Separately, Southwest Airlines said it would carry out an inspection of its fleet over the next month.

The problem with the fan blade that broke off is that the "metal fatigue" discovered by the investigators would've been difficult to detect pre-accident - the only way to find it would've required an ultrasound inspection.

With the NTSB's investigation ramping up, the Wall Street Journal reported Thursday that the agency is focusing on two issues:

  • How did the propeller blade wear down?
  • And why did the loss of a single propeller blade have such a devastating impact on the cowling (the engine covering that appeared damaged in flight photos) and the rest of the engine?


Should the agency find any issues requiring immediate attention, Robert Sumwalt, the chairman of the NTSB, promised that the board would issue "urgent safety recommendations" (the NTSB doesn't have the power to compel action, only the FAA can do that).

"If we feel there is a deeper issue, we have the capability to issue urgent safety recommendations," he said.

Engine coverings are coated in special protective materials to prevent an incident exactly like the one that unfolded on Southwest Flight 1380 - which is why the damage sustained by the engine is so alarming.

Historically, engine designers and maintenance crews have been on guard against internal parts shooting into the cabin or out the front of the engine. Kevlar shielding and other design elements are primarily intended to prevent such an event, called an uncontained failure.

But experts tracking the probe now are focusing on an apparent vulnerability in the cowling, which shouldn’t have been affected by the kind of internal failure that apparently occurred Tuesday.

Investigators have found numerous remnants of the cowling on the ground, including a large piece roughly 65 miles from where the plane touched down, Mr. Sumwalt said. "We are finding additional pieces" as more reports from the public emerge, he said.

A former airline engineering chief said the the incident suggests that aircraft manufacturers may need to reexamine how engines are reinforced.

Ray Valeika, a former maintenance and engineering chief at Delta Air Lines Inc., said the accident suggests traditional risk-reduction approaches may need adjustment. “To have a single blade split the cowling like that is concerning,” he said.

Among the issues likely to come under question is whether Southwest fully followed nonbinding recommendations for enhanced inspections by the engine maker.

Investigators are expected to delve into, among other things, whether ultrasound inspections were conducted as recommended in June 2017 by engine maker CFM International—a joint venture between General Electric Co. and France’s Safran SA . They are trying to determine whether the recommendations applied to the specific engine in the accident, according to people familiar with the details.

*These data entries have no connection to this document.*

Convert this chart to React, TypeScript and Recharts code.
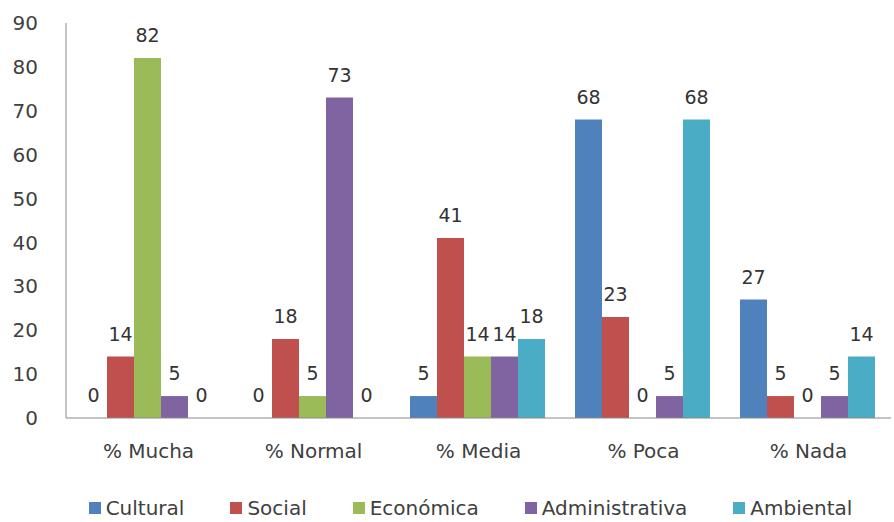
import { Bar, BarChart, XAxis, YAxis, Legend } from 'recharts';

// categories and series
const categories = ['% Mucha', '% Normal', '% Media', '% Poca', '% Nada'];
const cultural = [0, 0, 5, 68, 27];
const social = [14, 18, 41, 23, 5];
const economica = [82, 5, 14, 0, 0];
const administrativa = [5, 73, 14, 5, 5];
const ambiental = [0, 0, 18, 68, 14];
const yTicks = [0, 10, 20, 30, 40, 50, 60, 70, 80, 90];

const series = [
  { key: 'Cultural', values: cultural, color: '#4F81BD' },
  { key: 'Social', values: social, color: '#C0504D' },
  { key: 'Económica', values: economica, color: '#9BBB59' },
  { key: 'Administrativa', values: administrativa, color: '#8064A2' },
  { key: 'Ambiental', values: ambiental, color: '#4BACC6' },
];

const data = categories.map((name, i) => {
  const row: Record<string, string | number> = { name };
  series.forEach((s) => {
    row[s.key] = s.values[i];
  });
  return row;
});

const font = '"DejaVu Sans", sans-serif';

// value above every bar, zeros included
const renderLabel = (props: any) => {
  const { x, y, width, value } = props;
  return (
    <text
      x={x + width / 2}
      y={y - 16}
      textAnchor="middle"
      fill="#333333"
      fontSize={19}
      fontFamily={font}
    >
      {value}
    </text>
  );
};

// zero bars still need a (hair-thin) rect so their "0" label gets drawn
const tinyForZero = (value: any) => (value === 0 ? 0.01 : 0);

const LegendRow = () => (
  <div
    style={{
      display: 'flex',
      justifyContent: 'center',
      gap: 46,
      fontSize: 20,
      fontFamily: font,
      color: '#404040',
      paddingLeft: 50,
    }}
  >
    {series.map((s) => (
      <span key={s.key} style={{ display: 'flex', alignItems: 'center' }}>
        <span style={{ width: 12, height: 12, background: s.color, marginRight: 5 }} />
        {s.key}
      </span>
    ))}
  </div>
);

export default function App() {
  return (
    <div style={{ position: 'absolute', left: 0, top: 0, background: '#fff', fontFamily: font }}>
      <BarChart
        width={894}
        height={522}
        data={data}
        margin={{ top: 23, right: 3, left: 0, bottom: 2 }}
        barCategoryGap={14}
        barGap={0}
      >
        <XAxis
          dataKey="name"
          height={78}
          stroke="#888888"
          tickLine={false}
          tickMargin={20}
          tick={{ fill: '#404040', fontSize: 20, fontFamily: font }}
        />
        <YAxis
          width={66}
          domain={[0, 90]}
          ticks={yTicks}
          interval={0}
          stroke="#888888"
          tickLine={false}
          tickMargin={22}
          tick={{ fill: '#404040', fontSize: 20, fontFamily: font }}
        />
        <Legend verticalAlign="bottom" content={<LegendRow />} />
        {series.map((s) => (
          <Bar
            key={s.key}
            dataKey={s.key}
            fill={s.color}
            isAnimationActive={false}
            minPointSize={tinyForZero}
            label={renderLabel}
          />
        ))}
      </BarChart>
    </div>
  );
}
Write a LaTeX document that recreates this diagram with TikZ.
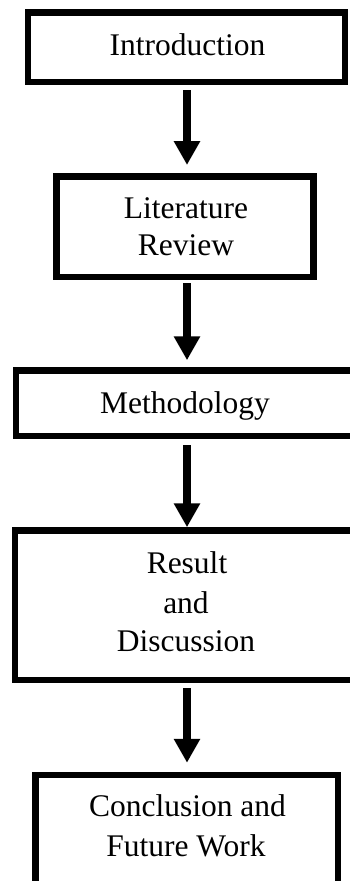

Unsurprisingly, representatives from CFM touted their safety credentials, saying the CFM is the safest and best-selling jet engine in a world.

The FAA had apparently directed air lines to conduct ultrasonic inspections of CFM engines after an alert from the company, but it's unclear if such an inspection would've caught the defect that caused the propeller blade to break off. "It was on the interior part of the fan blade," Sumwalt said, adding that it was "certainly not detectable from looking at it from the outside."

NTSB investigators determined that a similar issue with metal fatigue caused an engine failure on another Southwest Airlines flight in August to 2016.